DATA BLOCK:
[START]

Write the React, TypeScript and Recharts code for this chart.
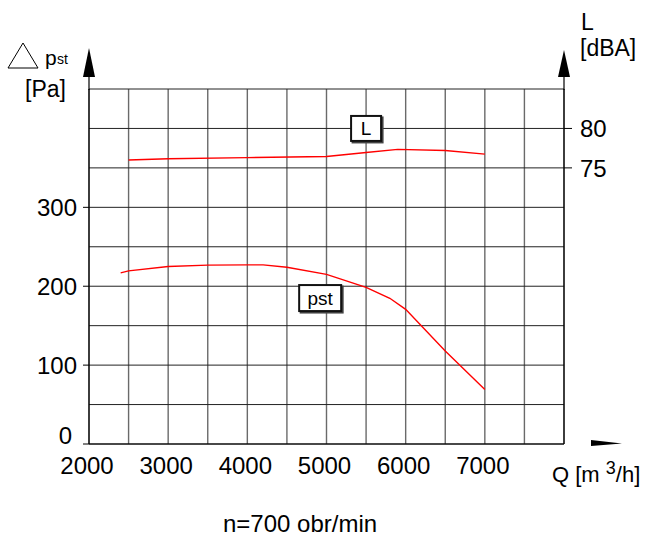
import React from 'react';
import { LineChart, Line, XAxis, YAxis, CartesianGrid, ReferenceDot } from 'recharts';

const pstQ = [2400, 2500, 3000, 3500, 4000, 4200, 4500, 5000, 5500, 5800, 6000, 6500, 7000];
const pstValues = [217, 219.5, 225, 226.8, 227, 227, 224, 215, 198.6, 184.7, 170.7, 118, 69];
const lQ = [2500, 3000, 4000, 5000, 5500, 5900, 6500, 7000];
const lValues = [76.0, 76.15, 76.3, 76.45, 76.95, 77.35, 77.2, 76.75];

const xTicks = [2000, 2500, 3000, 3500, 4000, 4500, 5000, 5500, 6000, 6500, 7000, 7500, 8000];
const xLabels = [2000, 3000, 4000, 5000, 6000, 7000];
const yTicks = [0, 50, 100, 150, 200, 250, 300, 350, 400, 450];
const yLabels = [0, 100, 200, 300];
const rTicks = [75, 80];

const pstData = pstQ.map((q, i) => ({ q, pst: pstValues[i] }));
const lData = lQ.map((q, i) => ({ q, L: lValues[i] }));

const FONT = '"Liberation Sans", Arial, sans-serif';
const FS = 24;

const XTick = (props: any) => {
  const { x, y, payload } = props;
  if (!xLabels.includes(payload.value)) return null;
  return (
    <text x={x - 2} y={y} dy="0.71em" textAnchor="middle" fontFamily={FONT} fontSize={FS} fill="#000">
      {payload.value}
    </text>
  );
};

const LeftTick = (props: any) => {
  const { x, y, payload } = props;
  if (!yLabels.includes(payload.value)) return null;
  const isZero = payload.value === 0;
  return (
    <g>
      <line x1={x + 6} x2={x + 12} y1={y} y2={y} stroke="#000" strokeWidth={1} />
      <text x={isZero ? x - 5 : x} y={isZero ? y - 9 : y} dy="0.36em" textAnchor="end" fontFamily={FONT} fontSize={FS} fill="#000">
        {payload.value}
      </text>
    </g>
  );
};

const RightTick = (props: any) => {
  const { x, y, payload } = props;
  return (
    <g>
      <line x1={x - 16} x2={x - 8} y1={y} y2={y} stroke="#000" strokeWidth={1} />
      <text x={x} y={y} dy="0.36em" textAnchor="start" fontFamily={FONT} fontSize={FS} fill="#000">
        {payload.value}
      </text>
    </g>
  );
};

const makeBox = (w: number, h: number, content: React.ReactNode) => (props: any) => {
  const { cx, cy } = props;
  return (
    <g>
      <rect x={cx - w / 2 + 1.5} y={cy - h / 2 + 1.5} width={w} height={h} fill="none" stroke="#444" strokeWidth={2} />
      <rect x={cx - w / 2} y={cy - h / 2} width={w} height={h} fill="#fff" stroke="#111" strokeWidth={2} />
      <text x={cx} y={cy} dy="0.36em" textAnchor="middle" fontFamily={FONT} fontSize={19} fill="#000">
        {content}
      </text>
    </g>
  );
};

const LBox = makeBox(30, 25, 'L');
const PBox = makeBox(42, 26, 'pst');

export default function App() {
  return (
    <div style={{ position: 'absolute', left: 0, top: 0, width: 645, height: 537, background: '#fff' }}>
      <LineChart
        width={645}
        height={537}
        margin={{ top: 89, right: 21, bottom: 63, left: 29 }}
      >
        <CartesianGrid yAxisId="left" vertical={true} horizontal={false} stroke="#6a6a6a" strokeWidth={1.4} />
        <CartesianGrid yAxisId="left" vertical={false} horizontal={true} stroke="#222" strokeWidth={1} />
        <XAxis
          dataKey="q"
          type="number"
          domain={[2000, 8000]}
          ticks={xTicks}
          interval={0}
          allowDataOverflow
          height={30}
          tickLine={false}
          tickSize={6}
          tickMargin={7}
          axisLine={{ stroke: '#000', strokeWidth: 1.2 }}
          tick={<XTick />}
        />
        <YAxis
          yAxisId="left"
          orientation="left"
          type="number"
          domain={[0, 450]}
          ticks={yTicks}
          interval={0}
          width={60}
          tickLine={false}
          tickSize={6}
          tickMargin={6}
          axisLine={{ stroke: '#000', strokeWidth: 1.2 }}
          tick={<LeftTick />}
        />
        <YAxis
          yAxisId="right"
          orientation="right"
          type="number"
          domain={[40, 85]}
          ticks={rTicks}
          interval={0}
          width={60}
          tickLine={false}
          tickSize={8}
          tickMargin={8}
          axisLine={{ stroke: '#000', strokeWidth: 1.2 }}
          tick={<RightTick />}
        />
        <Line
          yAxisId="left"
          data={pstData}
          dataKey="pst"
          type="linear"
          stroke="#ff0000"
          strokeWidth={1.4}
          dot={false}
          isAnimationActive={false}
        />
        <Line
          yAxisId="right"
          data={lData}
          dataKey="L"
          type="linear"
          stroke="#ff0000"
          strokeWidth={1.4}
          dot={false}
          isAnimationActive={false}
        />
        <ReferenceDot yAxisId="left" x={5500} y={400} r={0} shape={<LBox />} />
        <ReferenceDot yAxisId="left" x={4920} y={185} r={0} shape={<PBox />} />
      </LineChart>
      <svg
        width={645}
        height={537}
        style={{ position: 'absolute', left: 0, top: 0, pointerEvents: 'none' }}
      >
        <line x1={89} x2={89} y1={74} y2={90} stroke="#000" strokeWidth={1.2} />
        <polygon points="83,77 89,48 95,77" fill="#000" />
        <line x1={564} x2={564} y1={74} y2={90} stroke="#000" strokeWidth={1.2} />
        <polygon points="558,77 564,50 570,77" fill="#000" />
        <polygon points="591,440 622,443.5 591,446" fill="#000" />
        <polygon points="8,68 23,43 38,68" fill="none" stroke="#000" strokeWidth={1} />
        <text x={45} y={65} fontFamily={FONT} fontSize={21} fill="#000">p</text>
        <text x={57} y={64} fontFamily={FONT} fontSize={14} fill="#000">st</text>
        <text x={25} y={97} fontFamily={FONT} fontSize={23} fill="#000">[Pa]</text>
        <text x={581} y={30} fontFamily={FONT} fontSize={23} fill="#000">L</text>
        <text x={580} y={56} fontFamily={FONT} fontSize={23} fill="#000">[dBA]</text>
        <text x={552} y={482} fontFamily={FONT} fontSize={22} fill="#000">
          Q [m <tspan dy={-8} fontSize={18}>3</tspan><tspan dy={8}>/h]</tspan>
        </text>
        <text x={223} y={532} fontFamily={FONT} fontSize={24} fill="#000">n=700 obr/min</text>
      </svg>
    </div>
  );
}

[END]

YOUR INSTRUCTIONS:
Transcribe the material exactly, leaving every picture out.

WRITTEN SOLUTION:
Write the React, TypeScript and Recharts code for this chart.
import React from 'react';
import { LineChart, Line, XAxis, YAxis, CartesianGrid, ReferenceDot } from 'recharts';

const pstQ = [2400, 2500, 3000, 3500, 4000, 4200, 4500, 5000, 5500, 5800, 6000, 6500, 7000];
const pstValues = [217, 219.5, 225, 226.8, 227, 227, 224, 215, 198.6, 184.7, 170.7, 118, 69];
const lQ = [2500, 3000, 4000, 5000, 5500, 5900, 6500, 7000];
const lValues = [76.0, 76.15, 76.3, 76.45, 76.95, 77.35, 77.2, 76.75];

const xTicks = [2000, 2500, 3000, 3500, 4000, 4500, 5000, 5500, 6000, 6500, 7000, 7500, 8000];
const xLabels = [2000, 3000, 4000, 5000, 6000, 7000];
const yTicks = [0, 50, 100, 150, 200, 250, 300, 350, 400, 450];
const yLabels = [0, 100, 200, 300];
const rTicks = [75, 80];

const pstData = pstQ.map((q, i) => ({ q, pst: pstValues[i] }));
const lData = lQ.map((q, i) => ({ q, L: lValues[i] }));

const FONT = '"Liberation Sans", Arial, sans-serif';
const FS = 24;

const XTick = (props: any) => {
  const { x, y, payload } = props;
  if (!xLabels.includes(payload.value)) return null;
  return (
    <text x={x - 2} y={y} dy="0.71em" textAnchor="middle" fontFamily={FONT} fontSize={FS} fill="#000">
      {payload.value}
    </text>
  );
};

const LeftTick = (props: any) => {
  const { x, y, payload } = props;
  if (!yLabels.includes(payload.value)) return null;
  const isZero = payload.value === 0;
  return (
    <g>
      <line x1={x + 6} x2={x + 12} y1={y} y2={y} stroke="#000" strokeWidth={1} />
      <text x={isZero ? x - 5 : x} y={isZero ? y - 9 : y} dy="0.36em" textAnchor="end" fontFamily={FONT} fontSize={FS} fill="#000">
        {payload.value}
      </text>
    </g>
  );
};

const RightTick = (props: any) => {
  const { x, y, payload } = props;
  return (
    <g>
      <line x1={x - 16} x2={x - 8} y1={y} y2={y} stroke="#000" strokeWidth={1} />
      <text x={x} y={y} dy="0.36em" textAnchor="start" fontFamily={FONT} fontSize={FS} fill="#000">
        {payload.value}
      </text>
    </g>
  );
};

const makeBox = (w: number, h: number, content: React.ReactNode) => (props: any) => {
  const { cx, cy } = props;
  return (
    <g>
      <rect x={cx - w / 2 + 1.5} y={cy - h / 2 + 1.5} width={w} height={h} fill="none" stroke="#444" strokeWidth={2} />
      <rect x={cx - w / 2} y={cy - h / 2} width={w} height={h} fill="#fff" stroke="#111" strokeWidth={2} />
      <text x={cx} y={cy} dy="0.36em" textAnchor="middle" fontFamily={FONT} fontSize={19} fill="#000">
        {content}
      </text>
    </g>
  );
};

const LBox = makeBox(30, 25, 'L');
const PBox = makeBox(42, 26, 'pst');

export default function App() {
  return (
    <div style={{ position: 'absolute', left: 0, top: 0, width: 645, height: 537, background: '#fff' }}>
      <LineChart
        width={645}
        height={537}
        margin={{ top: 89, right: 21, bottom: 63, left: 29 }}
      >
        <CartesianGrid yAxisId="left" vertical={true} horizontal={false} stroke="#6a6a6a" strokeWidth={1.4} />
        <CartesianGrid yAxisId="left" vertical={false} horizontal={true} stroke="#222" strokeWidth={1} />
        <XAxis
          dataKey="q"
          type="number"
          domain={[2000, 8000]}
          ticks={xTicks}
          interval={0}
          allowDataOverflow
          height={30}
          tickLine={false}
          tickSize={6}
          tickMargin={7}
          axisLine={{ stroke: '#000', strokeWidth: 1.2 }}
          tick={<XTick />}
        />
        <YAxis
          yAxisId="left"
          orientation="left"
          type="number"
          domain={[0, 450]}
          ticks={yTicks}
          interval={0}
          width={60}
          tickLine={false}
          tickSize={6}
          tickMargin={6}
          axisLine={{ stroke: '#000', strokeWidth: 1.2 }}
          tick={<LeftTick />}
        />
        <YAxis
          yAxisId="right"
          orientation="right"
          type="number"
          domain={[40, 85]}
          ticks={rTicks}
          interval={0}
          width={60}
          tickLine={false}
          tickSize={8}
          tickMargin={8}
          axisLine={{ stroke: '#000', strokeWidth: 1.2 }}
          tick={<RightTick />}
        />
        <Line
          yAxisId="left"
          data={pstData}
          dataKey="pst"
          type="linear"
          stroke="#ff0000"
          strokeWidth={1.4}
          dot={false}
          isAnimationActive={false}
        />
        <Line
          yAxisId="right"
          data={lData}
          dataKey="L"
          type="linear"
          stroke="#ff0000"
          strokeWidth={1.4}
          dot={false}
          isAnimationActive={false}
        />
        <ReferenceDot yAxisId="left" x={5500} y={400} r={0} shape={<LBox />} />
        <ReferenceDot yAxisId="left" x={4920} y={185} r={0} shape={<PBox />} />
      </LineChart>
      <svg
        width={645}
        height={537}
        style={{ position: 'absolute', left: 0, top: 0, pointerEvents: 'none' }}
      >
        <line x1={89} x2={89} y1={74} y2={90} stroke="#000" strokeWidth={1.2} />
        <polygon points="83,77 89,48 95,77" fill="#000" />
        <line x1={564} x2={564} y1={74} y2={90} stroke="#000" strokeWidth={1.2} />
        <polygon points="558,77 564,50 570,77" fill="#000" />
        <polygon points="591,440 622,443.5 591,446" fill="#000" />
        <polygon points="8,68 23,43 38,68" fill="none" stroke="#000" strokeWidth={1} />
        <text x={45} y={65} fontFamily={FONT} fontSize={21} fill="#000">p</text>
        <text x={57} y={64} fontFamily={FONT} fontSize={14} fill="#000">st</text>
        <text x={25} y={97} fontFamily={FONT} fontSize={23} fill="#000">[Pa]</text>
        <text x={581} y={30} fontFamily={FONT} fontSize={23} fill="#000">L</text>
        <text x={580} y={56} fontFamily={FONT} fontSize={23} fill="#000">[dBA]</text>
        <text x={552} y={482} fontFamily={FONT} fontSize={22} fill="#000">
          Q [m <tspan dy={-8} fontSize={18}>3</tspan><tspan dy={8}>/h]</tspan>
        </text>
        <text x={223} y={532} fontFamily={FONT} fontSize={24} fill="#000">n=700 obr/min</text>
      </svg>
    </div>
  );
}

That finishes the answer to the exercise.